The sun gear shaft end was simple enough to remove with a snap ring and a light press. Later this evening, I expect to press the sun gear from the adapter shaft end. Then I can look at integrating my own bearing and shaft assembly. The one bearing on this side is a 6904RS
The sun was removed remarkably easy on a small hydraulic press. There was far less insertion than I was expecting. More, I thought that there’s be some flats to keep from spinning. Typically these will have a tri-flat.
The carrier side was removed poorly. I didn’t remove the oil seal as I would have to have been destructive but that led to even more destruction. It turned out that there was a snap ring right behind the seal and a step between the two 16002RS bearings. Pressing them out destroyed the step and snap ring. Now I know. TC 15-32-5 seal costs $2.55 so I will stock up when I make a final choice.
A Nema 34 gearbox print. This is the next chassis size up.
Looking forward from what I’ve been learning.
- Finding a larger NEMA 34 gearbox to work with should afford some higher torques and larger gears. The OD of the 23 is 57mm. The 34 is 90mm. That’s a 58% increase.
- Even some of the cheapest gearboxes in the NEMA 23 sizing have needle bearings on the planets. That’s a very good thing.
- There is significant space to save by modifying a gearbox. Removing the flanges brings the with of just the gearing element to 25mm. That could go down to 18mm if I cut some of the ring off. The 34 box will be thicker.

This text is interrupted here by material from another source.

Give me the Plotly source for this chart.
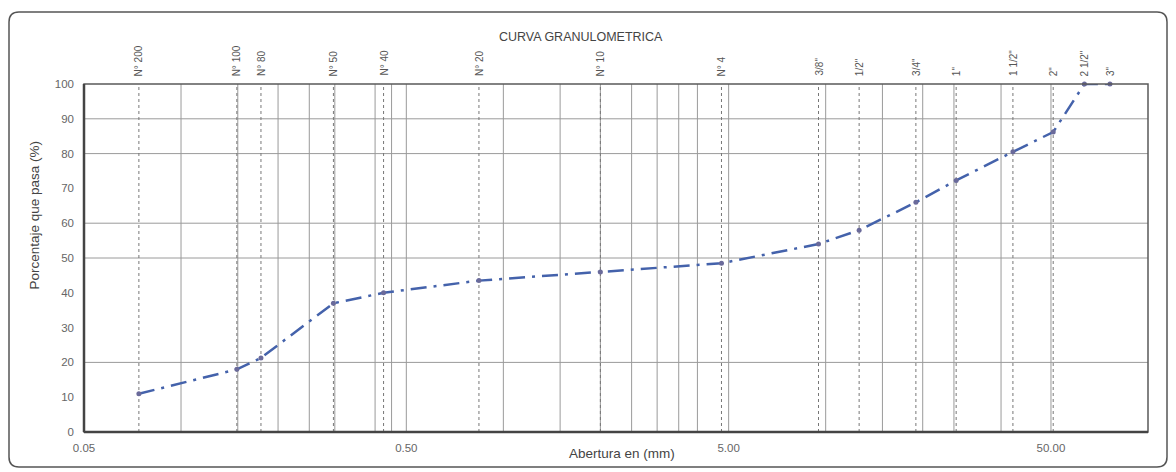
import math
import plotly.graph_objects as go

# ---- data ----
sieve_labels = ['N° 200', 'N° 100', 'N° 80', 'N° 50', 'N° 40', 'N° 20', 'N° 10', 'N° 4',
                '3/8"', '1/2"', '3/4"', '1"', '1 1/2"', '2"', '2 1/2"', '3"']
sieve_mm = [0.074, 0.149, 0.177, 0.297, 0.425, 0.84, 2.0, 4.75,
            9.5, 12.7, 19.05, 25.4, 38.1, 50.8, 63.5, 76.2]
pct_passing = [11, 18, 21.3, 37, 40, 43.5, 46, 48.5,
               54, 58, 66, 72.3, 80.5, 86.2, 100, 100]
dashed_sieves = sieve_mm[:14]

x_ticks = [0.05, 0.5, 5, 50]
x_ticktext = ['0.05', '0.50', '5.00', '50.00']
y_ticks = [0, 10, 20, 30, 40, 50, 60, 70, 80, 90, 100]
v_grid = [0.1, 0.15, 0.2, 0.25, 0.3, 0.4, 0.45, 0.5, 1.0, 1.5, 2.0, 2.5, 3.0, 3.5, 4.0, 5.0,
          10, 15, 20, 25, 35, 50]
h_grid = [20, 50, 60, 80, 90]

# ---- geometry (screen pixels; the page body adds an 8px offset) ----
OFF = 8
W, H = 1176 - OFF, 472 - OFF
L, R, T, B = 84, 1148, 84, 432
def px(x):
    return (x - L) / (R - L)
def py(y):
    return (B - y) / (B - T)

fig = go.Figure()

shapes = []
for g in v_grid:
    shapes.append(dict(type='line', xref='x', yref='y', x0=g, x1=g, y0=0, y1=100,
                       line=dict(color='#9a9a9a', width=1), layer='below'))
for g in h_grid:
    shapes.append(dict(type='line', xref='paper', yref='y', x0=0, x1=1, y0=g, y1=g,
                       line=dict(color='#9a9a9a', width=1), layer='below'))
for s in dashed_sieves:
    shapes.append(dict(type='line', xref='x', yref='y', x0=s, x1=s, y0=0, y1=100,
                       line=dict(color='#777777', width=1, dash='3px,3px'), layer='below'))
# plot frame
shapes.append(dict(type='rect', xref='paper', yref='paper', x0=0, x1=1, y0=0, y1=1,
                   line=dict(color='#5a5a5a', width=1.5)))
shapes.append(dict(type='line', xref='paper', yref='paper', x0=0, x1=0, y0=0, y1=1,
                   line=dict(color='#444444', width=2.5)))
shapes.append(dict(type='line', xref='paper', yref='paper', x0=0, x1=1, y0=0, y1=0,
                   line=dict(color='#444444', width=2.5)))
# outer rounded chart border
x0, x1, y0, y1, r = 9, 1167, 12, 467, 10
path = (f"M {px(x0+r)},{py(y0)} L {px(x1-r)},{py(y0)} Q {px(x1)},{py(y0)} {px(x1)},{py(y0+r)} "
        f"L {px(x1)},{py(y1-r)} Q {px(x1)},{py(y1)} {px(x1-r)},{py(y1)} "
        f"L {px(x0+r)},{py(y1)} Q {px(x0)},{py(y1)} {px(x0)},{py(y1-r)} "
        f"L {px(x0)},{py(y0+r)} Q {px(x0)},{py(y0)} {px(x0+r)},{py(y0)} Z")
shapes.append(dict(type='path', xref='paper', yref='paper', path=path,
                   line=dict(color='#555555', width=1.5)))

fig.add_trace(go.Scatter(
    x=sieve_mm, y=pct_passing, mode='lines+markers',
    line=dict(color='#4462ab', width=2.5, dash='16px,7px,3px,7px'),
    marker=dict(color='#6a6a9a', size=5),
    showlegend=False, cliponaxis=False))

font_family = 'Liberation Sans, Arial, sans-serif'
annotations = []
for lab, s in zip(sieve_labels, sieve_mm):
    annotations.append(dict(x=math.log10(s), y=py(78), xref='x', yref='paper', text=lab,
                            textangle=-90, showarrow=False, xanchor='center', yanchor='bottom',
                            font=dict(family=font_family, size=10, color='#555555')))
annotations.append(dict(x=px(581), y=py(28), xref='paper', yref='paper', text='CURVA GRANULOMETRICA',
                        showarrow=False, font=dict(family=font_family, size=12.5, color='#444444')))
annotations.append(dict(x=px(622), y=py(463), xref='paper', yref='paper', text='Abertura en (mm)',
                        showarrow=False, font=dict(family=font_family, size=13.5, color='#444444')))
annotations.append(dict(x=px(25), y=py(215), xref='paper', yref='paper', text='Porcentaje que pasa (%)',
                        textangle=-90, showarrow=False,
                        font=dict(family=font_family, size=13.5, color='#444444')))

fig.update_layout(
    width=W, height=H,
    margin=dict(l=L - OFF, r=W - (R - OFF), t=T - OFF, b=H - (B - OFF)),
    paper_bgcolor='white', plot_bgcolor='white',
    shapes=shapes, annotations=annotations,
    xaxis=dict(type='log', range=[math.log10(0.05), math.log10(100)],
               tickvals=x_ticks, ticktext=x_ticktext, showgrid=False, zeroline=False,
               showline=False, ticks='', ticklabelstandoff=7,
               tickfont=dict(family=font_family, size=11.5, color='#666666')),
    yaxis=dict(range=[0, 100], tickvals=y_ticks, showgrid=False, zeroline=False,
               showline=False, ticks='', ticklabelstandoff=9,
               tickfont=dict(family=font_family, size=11.5, color='#666666')),
)

fig.write_html('out.html')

- The BCD of the 23 ring gear is about 4x51mm M4. That will be larger on the 34.
- The quality seems fine for what I expect to do. The cheap gearbox feels very nice.
- These are not lightweight. Most of the initial weight of the unit remains when removing the flanges as those are just aluminum.
- I would like to find a helical gear cut in the next sample.
- I high rigidity planet gear mount with pin support on both sides.
- A completely liquid-tight, IP65-sealed oil bath environment.
As I’m looking at this area, I also modeled a Sur-Ron jackshaft. This was purchased on Amazon for $94.99. There are some cool things about this part. At the least, I have a final drive sprocket now. I don’t know if this will have any value but I have the records of it now.